----- Data provided

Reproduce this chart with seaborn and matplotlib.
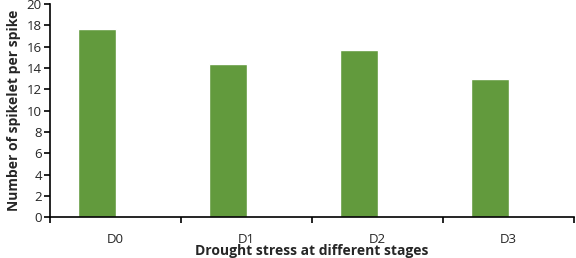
import numpy as np
import pandas as pd
import matplotlib
matplotlib.use("Agg")
import matplotlib.pyplot as plt
from matplotlib.ticker import FixedLocator
import seaborn as sns

# data
stages = ["D0", "D1", "D2", "D3"]
spikelets = [17.65, 14.35, 15.7, 13.0]
# Excel chart had a second (empty) series, which pushes bars left of centre
empty_series = [np.nan, np.nan, np.nan, np.nan]

df = pd.DataFrame({
    "stage": stages * 2,
    "value": spikelets + empty_series,
    "series": ["a"] * 4 + ["b"] * 4,
})

sns.set_theme(style="white")
plt.rcParams["font.family"] = ["Open Sans", "DejaVu Sans"]

fig, ax = plt.subplots(figsize=(5.76, 2.58), dpi=100)
fig.subplots_adjust(left=0.087, right=0.9965, top=0.984, bottom=0.158)

sns.barplot(data=df, x="stage", y="value", hue="series", order=stages,
            hue_order=["a", "b"], palette=["#629A3D", "#629A3D"],
            width=0.58, dodge=True, legend=False, ax=ax, saturation=1)

ax.set_xlim(-0.5, len(stages) - 0.5)
ax.set_ylim(0, 20)
ax.set_yticks(range(0, 21, 2))

for s in ["top", "right"]:
    ax.spines[s].set_visible(False)
for s in ["left", "bottom"]:
    ax.spines[s].set_color("black")
    ax.spines[s].set_linewidth(1.2)

ax.tick_params(axis="y", which="major", left=True, length=4, width=1.2,
               color="black", labelsize=9.5, pad=2)
ax.tick_params(axis="x", which="major", bottom=False, labelsize=9.5, pad=5)
ax.xaxis.set_minor_locator(FixedLocator(np.arange(-0.5, len(stages), 1.0)))
ax.tick_params(axis="x", which="minor", bottom=True, length=4, width=1.2,
               color="black")

ax.set_xlabel("Drought stress at different stages", fontsize=10,
              fontweight="bold", labelpad=-1)
ax.set_ylabel("Number of spikelet per spike", fontsize=10,
              fontweight="bold", labelpad=4)

fig.savefig("out.png", dpi=100)
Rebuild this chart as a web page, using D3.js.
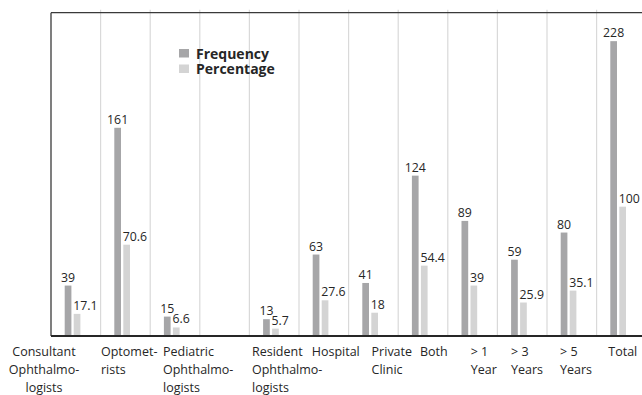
<!DOCTYPE html>
<html lang="en">
<head>
    <meta charset="UTF-8">
    <script src="https://d3js.org/d3.v7.min.js"></script>
    <title>Frequency and Percentage</title>
    <style>
        body { margin: 0; background: #fff; }
        svg { display: block; font-family: "Open Sans", sans-serif; }
    </style>
</head>
<body>
    <div id="container"></div>
</body>
<script>
    // data
    var categories = [
        ["Consultant", "Ophthalmo-", "logists"],
        ["Optomet-", "rists"],
        ["Pediatric", "Ophthalmo-", "logists"],
        [""],
        ["Resident", "Ophthalmo-", "logists"],
        ["Hospital"],
        ["Private", "Clinic"],
        ["Both"],
        ["> 1", "Year"],
        ["> 3", "Years"],
        ["> 5", "Years"],
        ["Total"]
    ];
    var frequency = [39, 161, 15, null, 13, 63, 41, 124, 89, 59, 80, 228];
    var percentage = [17.1, 70.6, 6.6, null, 5.7, 27.6, 18, 54.4, 39, 25.9, 35.1, 100];
    var seriesNames = ["Frequency", "Percentage"];

    // layout
    var width = 642, height = 395;
    var plot = {left: 51, top: 12.7, bottom: 336, step: 49.6};
    var colors = ["#a6a6a8", "#d4d4d4"];
    // label offsets from band start (the original labels sit unevenly)
    var labelDx = [-7, 0.4, 12.8, 0, 2.6, 12.7, 23, 21.8, 22.9, 13.6, 13, 11.7];

    var svg = d3.select("#container").append("svg")
        .attr("width", width).attr("height", height);

    var idx = d3.range(categories.length);
    var x = d3.scaleBand()
        .domain(idx)
        .range([plot.left, plot.left + plot.step * categories.length])
        .padding(0);
    var y = d3.scaleLinear()
        .domain([0, 250])
        .range([plot.bottom, plot.top]);

    var barW = 6.7, barOff = 13.7, barGap = 2.3;

    // vertical gridlines at band boundaries
    svg.append("g").selectAll("line")
        .data(idx.slice(1))
        .join("line")
        .attr("x1", d => x(d)).attr("x2", d => x(d))
        .attr("y1", plot.top - 3).attr("y2", plot.bottom)
        .attr("stroke", "#d9d9d9").attr("stroke-width", 1.2);

    // frame: top, left
    svg.append("line")
        .attr("x1", plot.left).attr("x2", width)
        .attr("y1", plot.top).attr("y2", plot.top)
        .attr("stroke", "#3a3a3a").attr("stroke-width", 1.3);
    svg.append("line")
        .attr("x1", plot.left).attr("x2", plot.left)
        .attr("y1", plot.top).attr("y2", plot.bottom)
        .attr("stroke", "#3a3a3a").attr("stroke-width", 1.3);

    // bars + value labels
    var series = [frequency, percentage];
    series.forEach(function(vals, s) {
        var pts = idx.filter(i => vals[i] != null);
        var bx = i => x(i) + barOff + s * (barW + barGap);
        svg.append("g").selectAll("rect")
            .data(pts)
            .join("rect")
            .attr("x", bx)
            .attr("y", i => y(vals[i]))
            .attr("width", barW)
            .attr("height", i => y(0) - y(vals[i]))
            .attr("fill", colors[s]);

        svg.append("g").selectAll("text")
            .data(pts)
            .join("text")
            .attr("x", i => s === 0 ? bx(i) + barW / 2 : bx(i) - 0.5)
            .attr("y", i => y(vals[i]) - 4)
            .attr("text-anchor", s === 0 ? "middle" : "start")
            .attr("font-size", 12.3)
            .attr("fill", "#262626")
            .text(i => vals[i]);
    });

    // baseline
    svg.append("line")
        .attr("x1", plot.left).attr("x2", width)
        .attr("y1", y(0)).attr("y2", y(0))
        .attr("stroke", "#262626").attr("stroke-width", 2);

    // category labels
    var lab = svg.append("g").selectAll("text")
        .data(idx)
        .join("text")
        .attr("font-size", 12.5)
        .attr("fill", "#262626")
        .attr("text-anchor", i => i === 0 ? "middle" : "start");
    lab.selectAll("tspan")
        .data(i => categories[i].map(t => ({t: t, i: i})))
        .join("tspan")
        .attr("x", d => d.i === 0 ? plot.left - 7 : x(d.i) + labelDx[d.i])
        .attr("y", (d, k) => 355.5 + k * 18)
        .text(d => d.t);

    // legend
    var legend = svg.append("g").attr("transform", "translate(179,49)");
    seriesNames.forEach(function(name, s) {
        legend.append("rect")
            .attr("x", 0).attr("y", s * 15.5)
            .attr("width", 10).attr("height", 8.5)
            .attr("fill", colors[s]);
        legend.append("text")
            .attr("x", 17).attr("y", s * 15.5 + 9.5)
            .attr("font-size", 14).attr("font-weight", "bold")
            .attr("fill", "#262626")
            .text(name);
    });
</script>
</html>
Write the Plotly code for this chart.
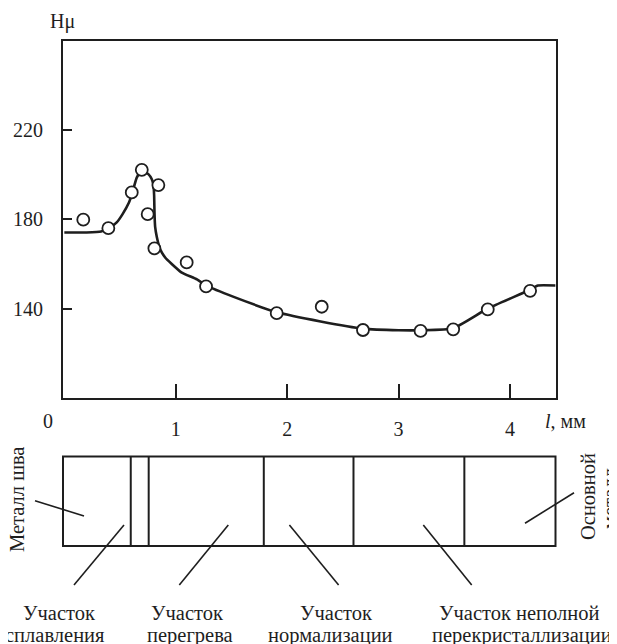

----------

Task objective:
Every line from the one containing "Rebuild this chart" to the one containing "var barW = 6.7, barOff" should be output exactly, both ends included. Nothing else goes in, and no pictures either.

Problem solution:
Rebuild this chart as a web page, using D3.js.
<!DOCTYPE html>
<html lang="en">
<head>
    <meta charset="UTF-8">
    <script src="https://d3js.org/d3.v7.min.js"></script>
    <title>Frequency and Percentage</title>
    <style>
        body { margin: 0; background: #fff; }
        svg { display: block; font-family: "Open Sans", sans-serif; }
    </style>
</head>
<body>
    <div id="container"></div>
</body>
<script>
    // data
    var categories = [
        ["Consultant", "Ophthalmo-", "logists"],
        ["Optomet-", "rists"],
        ["Pediatric", "Ophthalmo-", "logists"],
        [""],
        ["Resident", "Ophthalmo-", "logists"],
        ["Hospital"],
        ["Private", "Clinic"],
        ["Both"],
        ["> 1", "Year"],
        ["> 3", "Years"],
        ["> 5", "Years"],
        ["Total"]
    ];
    var frequency = [39, 161, 15, null, 13, 63, 41, 124, 89, 59, 80, 228];
    var percentage = [17.1, 70.6, 6.6, null, 5.7, 27.6, 18, 54.4, 39, 25.9, 35.1, 100];
    var seriesNames = ["Frequency", "Percentage"];

    // layout
    var width = 642, height = 395;
    var plot = {left: 51, top: 12.7, bottom: 336, step: 49.6};
    var colors = ["#a6a6a8", "#d4d4d4"];
    // label offsets from band start (the original labels sit unevenly)
    var labelDx = [-7, 0.4, 12.8, 0, 2.6, 12.7, 23, 21.8, 22.9, 13.6, 13, 11.7];

    var svg = d3.select("#container").append("svg")
        .attr("width", width).attr("height", height);

    var idx = d3.range(categories.length);
    var x = d3.scaleBand()
        .domain(idx)
        .range([plot.left, plot.left + plot.step * categories.length])
        .padding(0);
    var y = d3.scaleLinear()
        .domain([0, 250])
        .range([plot.bottom, plot.top]);

    var barW = 6.7, barOff = 13.7, barGap = 2.3;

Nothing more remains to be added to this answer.